Given records:

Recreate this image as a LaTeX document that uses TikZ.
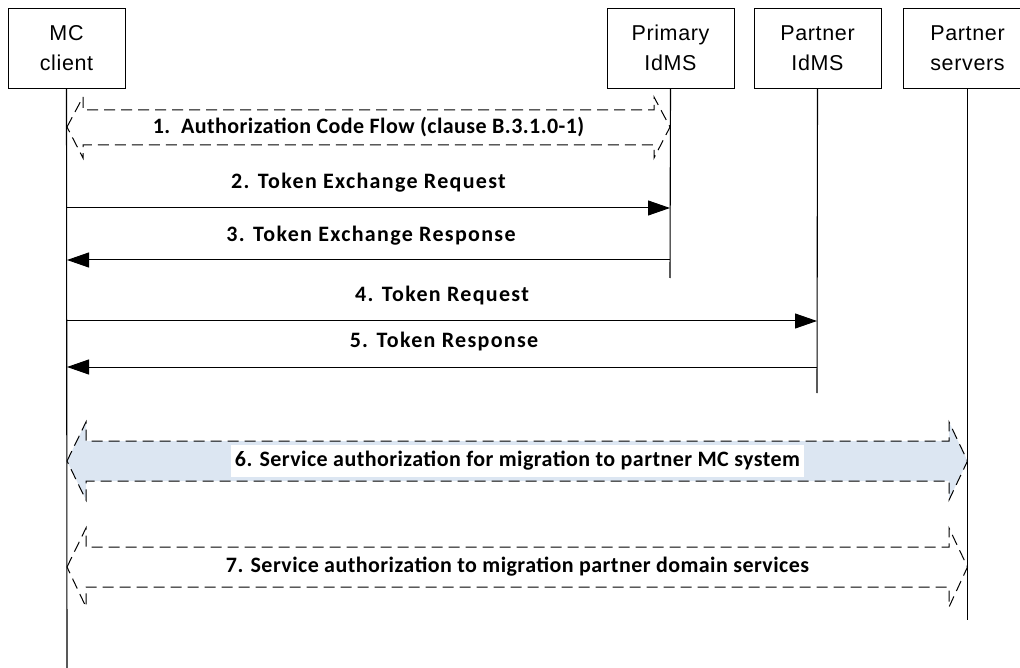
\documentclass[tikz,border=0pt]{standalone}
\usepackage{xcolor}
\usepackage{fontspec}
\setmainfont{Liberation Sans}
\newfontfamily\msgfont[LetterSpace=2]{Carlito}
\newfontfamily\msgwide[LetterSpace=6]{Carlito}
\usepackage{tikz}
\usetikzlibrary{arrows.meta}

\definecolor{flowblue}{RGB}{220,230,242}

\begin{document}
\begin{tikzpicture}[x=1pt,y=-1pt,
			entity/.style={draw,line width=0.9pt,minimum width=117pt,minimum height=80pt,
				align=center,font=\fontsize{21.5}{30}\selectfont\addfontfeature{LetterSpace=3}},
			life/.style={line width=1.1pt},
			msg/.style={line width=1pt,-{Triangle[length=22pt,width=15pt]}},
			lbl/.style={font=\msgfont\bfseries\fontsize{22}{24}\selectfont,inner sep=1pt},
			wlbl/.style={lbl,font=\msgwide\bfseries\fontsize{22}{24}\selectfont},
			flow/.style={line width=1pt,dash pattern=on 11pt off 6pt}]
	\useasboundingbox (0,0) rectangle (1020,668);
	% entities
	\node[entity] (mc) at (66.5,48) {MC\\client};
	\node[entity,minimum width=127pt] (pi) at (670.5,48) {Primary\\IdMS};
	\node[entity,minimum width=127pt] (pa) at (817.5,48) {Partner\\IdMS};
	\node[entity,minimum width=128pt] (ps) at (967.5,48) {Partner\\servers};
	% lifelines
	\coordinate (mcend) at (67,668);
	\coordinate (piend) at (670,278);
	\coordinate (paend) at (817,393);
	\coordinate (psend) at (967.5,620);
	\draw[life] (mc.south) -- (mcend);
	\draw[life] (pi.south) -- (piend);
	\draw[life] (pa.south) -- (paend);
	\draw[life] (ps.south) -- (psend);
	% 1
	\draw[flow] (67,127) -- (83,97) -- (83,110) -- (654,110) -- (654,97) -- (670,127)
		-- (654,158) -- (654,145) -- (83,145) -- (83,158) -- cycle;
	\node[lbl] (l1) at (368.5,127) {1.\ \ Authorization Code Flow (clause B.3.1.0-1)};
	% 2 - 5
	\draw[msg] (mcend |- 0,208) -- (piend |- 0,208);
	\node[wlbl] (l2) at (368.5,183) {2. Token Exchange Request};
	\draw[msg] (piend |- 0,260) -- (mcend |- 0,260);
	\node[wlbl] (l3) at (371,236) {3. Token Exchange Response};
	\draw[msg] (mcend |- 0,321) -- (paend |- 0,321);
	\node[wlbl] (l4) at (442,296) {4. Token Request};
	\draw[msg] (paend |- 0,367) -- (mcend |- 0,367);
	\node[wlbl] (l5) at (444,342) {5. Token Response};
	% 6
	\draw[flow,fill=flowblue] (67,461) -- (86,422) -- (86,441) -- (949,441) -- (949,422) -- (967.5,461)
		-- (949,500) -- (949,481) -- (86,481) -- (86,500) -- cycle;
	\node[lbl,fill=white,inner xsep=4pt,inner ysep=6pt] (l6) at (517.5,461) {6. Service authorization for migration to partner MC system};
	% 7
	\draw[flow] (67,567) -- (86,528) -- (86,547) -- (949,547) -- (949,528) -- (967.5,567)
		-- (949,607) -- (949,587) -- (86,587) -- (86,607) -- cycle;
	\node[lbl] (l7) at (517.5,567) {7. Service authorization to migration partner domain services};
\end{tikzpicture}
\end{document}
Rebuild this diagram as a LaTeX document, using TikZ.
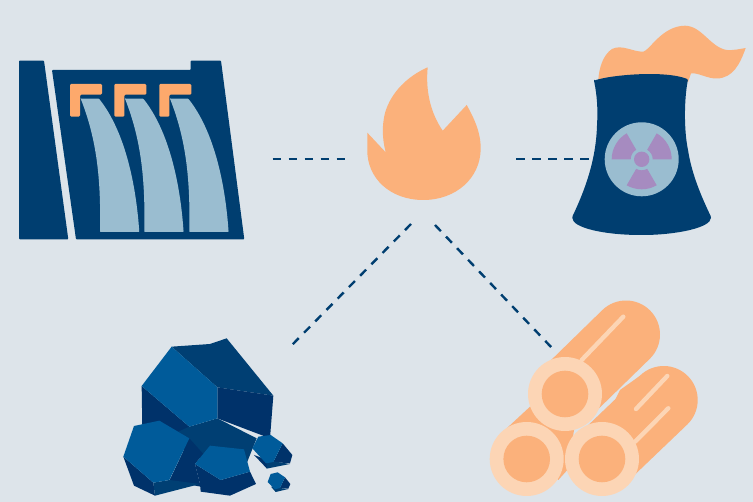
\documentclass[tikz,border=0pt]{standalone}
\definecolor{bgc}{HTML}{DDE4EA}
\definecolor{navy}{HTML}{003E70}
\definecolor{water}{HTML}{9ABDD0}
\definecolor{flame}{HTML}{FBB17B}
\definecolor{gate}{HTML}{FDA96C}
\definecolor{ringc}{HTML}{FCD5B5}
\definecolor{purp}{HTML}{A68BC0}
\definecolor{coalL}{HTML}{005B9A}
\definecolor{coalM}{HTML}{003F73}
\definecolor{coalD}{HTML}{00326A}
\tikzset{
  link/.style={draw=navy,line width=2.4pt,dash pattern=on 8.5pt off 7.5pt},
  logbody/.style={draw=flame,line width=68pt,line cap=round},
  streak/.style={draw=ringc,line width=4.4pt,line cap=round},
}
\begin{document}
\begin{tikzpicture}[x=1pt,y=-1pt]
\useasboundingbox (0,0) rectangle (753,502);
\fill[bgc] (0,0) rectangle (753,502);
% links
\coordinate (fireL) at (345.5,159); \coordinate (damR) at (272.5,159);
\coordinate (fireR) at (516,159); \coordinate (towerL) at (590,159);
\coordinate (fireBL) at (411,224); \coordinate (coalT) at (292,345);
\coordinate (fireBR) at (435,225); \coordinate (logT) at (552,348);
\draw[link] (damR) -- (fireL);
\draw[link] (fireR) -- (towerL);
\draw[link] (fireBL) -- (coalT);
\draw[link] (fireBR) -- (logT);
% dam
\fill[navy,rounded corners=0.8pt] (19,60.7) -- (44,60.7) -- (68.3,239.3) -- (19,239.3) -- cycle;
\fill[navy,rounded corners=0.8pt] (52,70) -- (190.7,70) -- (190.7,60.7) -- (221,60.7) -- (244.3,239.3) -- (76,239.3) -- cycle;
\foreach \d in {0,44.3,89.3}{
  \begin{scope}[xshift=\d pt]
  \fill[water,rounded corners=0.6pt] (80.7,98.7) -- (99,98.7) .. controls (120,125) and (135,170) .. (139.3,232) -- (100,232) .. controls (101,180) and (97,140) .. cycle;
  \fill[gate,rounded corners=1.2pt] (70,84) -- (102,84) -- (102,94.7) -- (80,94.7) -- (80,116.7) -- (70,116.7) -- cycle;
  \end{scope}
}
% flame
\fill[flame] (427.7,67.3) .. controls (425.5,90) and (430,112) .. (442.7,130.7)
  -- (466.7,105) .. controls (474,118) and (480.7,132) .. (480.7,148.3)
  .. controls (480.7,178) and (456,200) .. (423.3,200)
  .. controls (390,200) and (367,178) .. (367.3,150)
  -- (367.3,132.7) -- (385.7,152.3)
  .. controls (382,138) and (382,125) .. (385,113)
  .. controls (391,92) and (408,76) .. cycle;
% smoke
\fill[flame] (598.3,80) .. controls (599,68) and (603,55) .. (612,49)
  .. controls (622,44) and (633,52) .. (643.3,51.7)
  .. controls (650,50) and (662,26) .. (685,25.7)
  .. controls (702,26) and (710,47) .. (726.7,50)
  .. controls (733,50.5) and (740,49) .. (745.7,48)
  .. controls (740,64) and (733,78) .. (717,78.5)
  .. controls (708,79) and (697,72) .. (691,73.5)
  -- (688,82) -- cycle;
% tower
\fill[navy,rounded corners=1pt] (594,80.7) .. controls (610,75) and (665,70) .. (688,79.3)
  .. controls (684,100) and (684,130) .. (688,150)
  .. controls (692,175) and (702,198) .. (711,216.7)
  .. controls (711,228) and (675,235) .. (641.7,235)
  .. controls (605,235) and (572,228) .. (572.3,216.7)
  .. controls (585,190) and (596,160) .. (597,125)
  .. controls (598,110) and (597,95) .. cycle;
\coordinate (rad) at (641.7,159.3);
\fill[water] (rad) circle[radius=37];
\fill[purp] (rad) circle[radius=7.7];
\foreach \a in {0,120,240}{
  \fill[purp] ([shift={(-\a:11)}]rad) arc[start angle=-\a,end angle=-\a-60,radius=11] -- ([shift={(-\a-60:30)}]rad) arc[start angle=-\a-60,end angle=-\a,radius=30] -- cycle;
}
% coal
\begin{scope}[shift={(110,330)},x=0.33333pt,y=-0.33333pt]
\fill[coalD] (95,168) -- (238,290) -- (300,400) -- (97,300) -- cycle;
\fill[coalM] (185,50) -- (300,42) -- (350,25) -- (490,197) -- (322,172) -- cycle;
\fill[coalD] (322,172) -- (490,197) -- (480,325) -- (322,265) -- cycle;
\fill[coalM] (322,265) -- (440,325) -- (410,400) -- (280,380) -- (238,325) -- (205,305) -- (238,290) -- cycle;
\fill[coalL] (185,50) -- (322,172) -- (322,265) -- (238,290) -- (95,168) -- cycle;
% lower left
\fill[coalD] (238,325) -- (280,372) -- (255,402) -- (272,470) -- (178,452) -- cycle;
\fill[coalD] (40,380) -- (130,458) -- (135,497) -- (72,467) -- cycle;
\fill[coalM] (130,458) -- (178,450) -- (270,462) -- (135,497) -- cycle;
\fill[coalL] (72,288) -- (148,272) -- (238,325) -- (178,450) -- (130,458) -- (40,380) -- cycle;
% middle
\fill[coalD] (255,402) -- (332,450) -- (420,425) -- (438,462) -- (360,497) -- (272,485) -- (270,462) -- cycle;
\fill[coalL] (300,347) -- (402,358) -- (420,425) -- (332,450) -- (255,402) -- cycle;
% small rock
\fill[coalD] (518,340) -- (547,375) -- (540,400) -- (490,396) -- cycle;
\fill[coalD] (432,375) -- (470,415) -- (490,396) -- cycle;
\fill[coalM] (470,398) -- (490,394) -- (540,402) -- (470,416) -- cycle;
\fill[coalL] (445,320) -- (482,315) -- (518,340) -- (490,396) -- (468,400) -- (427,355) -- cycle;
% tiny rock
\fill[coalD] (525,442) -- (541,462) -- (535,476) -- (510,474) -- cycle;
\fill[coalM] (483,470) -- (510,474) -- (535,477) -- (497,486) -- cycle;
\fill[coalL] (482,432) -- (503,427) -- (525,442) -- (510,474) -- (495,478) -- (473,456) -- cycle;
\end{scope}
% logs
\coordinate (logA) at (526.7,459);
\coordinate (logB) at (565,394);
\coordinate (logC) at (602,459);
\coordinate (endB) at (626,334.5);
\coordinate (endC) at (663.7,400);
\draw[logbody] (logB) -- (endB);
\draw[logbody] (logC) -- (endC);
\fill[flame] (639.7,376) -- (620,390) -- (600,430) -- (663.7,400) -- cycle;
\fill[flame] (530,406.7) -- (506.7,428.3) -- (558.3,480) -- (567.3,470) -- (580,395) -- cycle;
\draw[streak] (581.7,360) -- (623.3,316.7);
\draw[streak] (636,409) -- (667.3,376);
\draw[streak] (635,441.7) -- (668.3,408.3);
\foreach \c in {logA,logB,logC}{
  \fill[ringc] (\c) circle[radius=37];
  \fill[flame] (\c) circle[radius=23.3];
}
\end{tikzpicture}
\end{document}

What you should do:
Check every line of the data above for the string "this", and copy those that have it.

Correct output:
Recreate this image as a LaTeX document that uses TikZ.
Rebuild this diagram as a LaTeX document, using TikZ.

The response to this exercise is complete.